We were collected by the safari company the next morning, met up with our fellow travelers (a New Zealander family and a quirky, elderly British artist) and, after signing an indemnity form indemnifying the canoeing company against any death or serious injury that may take place whilst on our trip, we were off.

The New Zealanders had never been to Africa before and had come over for the wedding of their cousin to “an Afrikaans” in Cape Town before deciding to do this canoe safari, which had been recommended to them by Zimbabwean friends who now live in New Zealand. They were the outdoorsy type luckily, having spent many summers “tramping” around New Zealand… which must be pretty amazing if the scenery in The Lord of the Rings is anything to go by.

The British lady artist was doing the Zimbabwe leg of a tour of many African countries, creating unique art pieces in each country she visited: she’d canoed the Congo River, drawing a Constantina-style visual journal as she went, moulded pots in Mali, sculpted in Mozambique and sewn a quilt with various pieces of material she collected whilst travelling through Ghana. Zimbabwe was the country she was most hesitant about visiting, due mostly to it being the country she felt the most connection to – she was born here 50 years ago and this was her first visit back since she left the country at the age of 17. It was great to chat to her about her impressions of Zimbabwe compared to what she remembered of the country all those years ago. She’d attended Queen Elizabeth High School in then-Salisbury and had visited it shortly after arriving in Harare. She was astounded by how little the school had changed over the decades and how well-mannered its students are, and was humbled by the warm welcome she received from the school’s teachers and students. She was so proud of what Zimbabwe is today, which deeply touched me.

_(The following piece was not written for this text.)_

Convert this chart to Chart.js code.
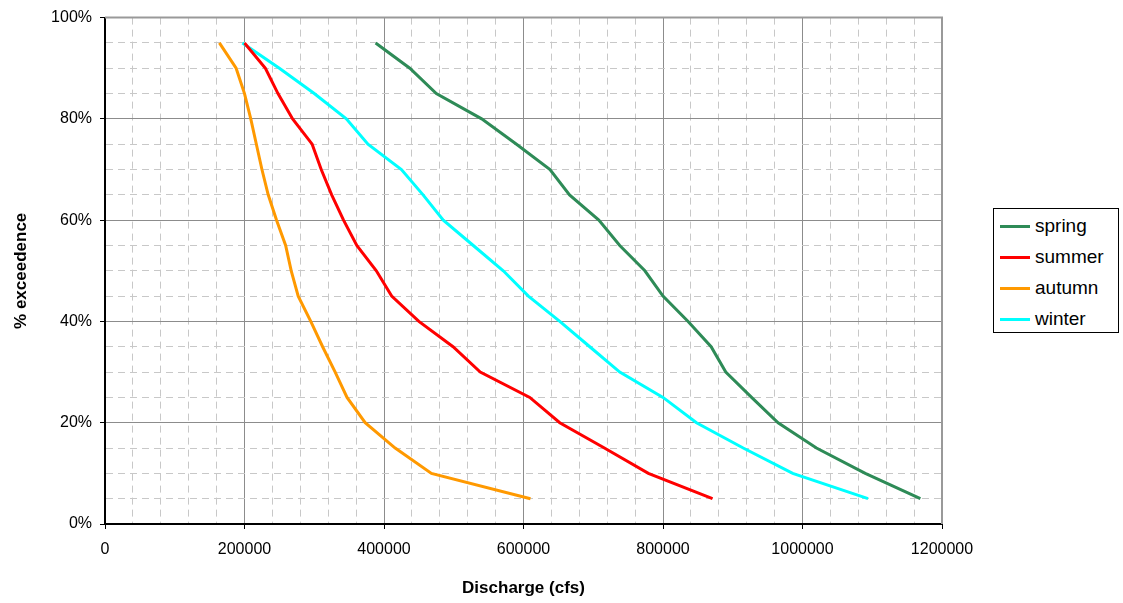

After a rather long and bumpy ride, we reached Chirundu and loaded up the canoes with our luggage, tents, sleeping bags, equipment and food for the trip. Then the canoeing started. Within about half an hour I was thoroughly over paddling through the choppy afternoon waters and, with no way of turning back, I began to dread the remaining 3 days of the trip. But as our guides started telling us about every tree, bird, butterfly and animal that we passed (full Latin names included… so impressive!), the wind died down and slowly I forgot that I was paddling and eventually it became second nature.

Over the 4 days we canoed a 70km stretch of the Zambezi from Chirundu to Mana Pools, setting up camp on islands for the nights (sleeping on islands being somewhat safer than sleeping on the main land – mainly because its harder for lions to get to you… no jokes). Waking up to this every morning was amazing:

I came far closer to many animals than I’ve ever been in my life, which was incredibly special but also pretty scary sometimes.

Beyond a doubt, it was the hippos that frightened me the most – avoiding them whilst caught in fast-flowing currents carrying you straight towards them literally made my heart skip a beat more than once. Some of the areas are so densely populated with hippos that they’ve been named Hippo City, Adrenaline Channel, etc. Those places were terrifying. Although there wasn’t a moment that I actually thought I was going to die, there were many moments when I was intensely afraid.

Just for the record – no one got hurt on the trip, we all just acquired a huge amount of respect for wild animals! If you ever have a chance to canoe the Zambezi, I highly recommend it (but, like the canoeing company, I cannot be held liable for any death and/or serious injury that may take place!) It is a spectacular way to explore Zimbabwe.

Once again, mokorokoto Zimbabwe! I hope and pray for a little more giraffing and a little less crocodiling in Zimbabwe in the coming years – onwards and upwards!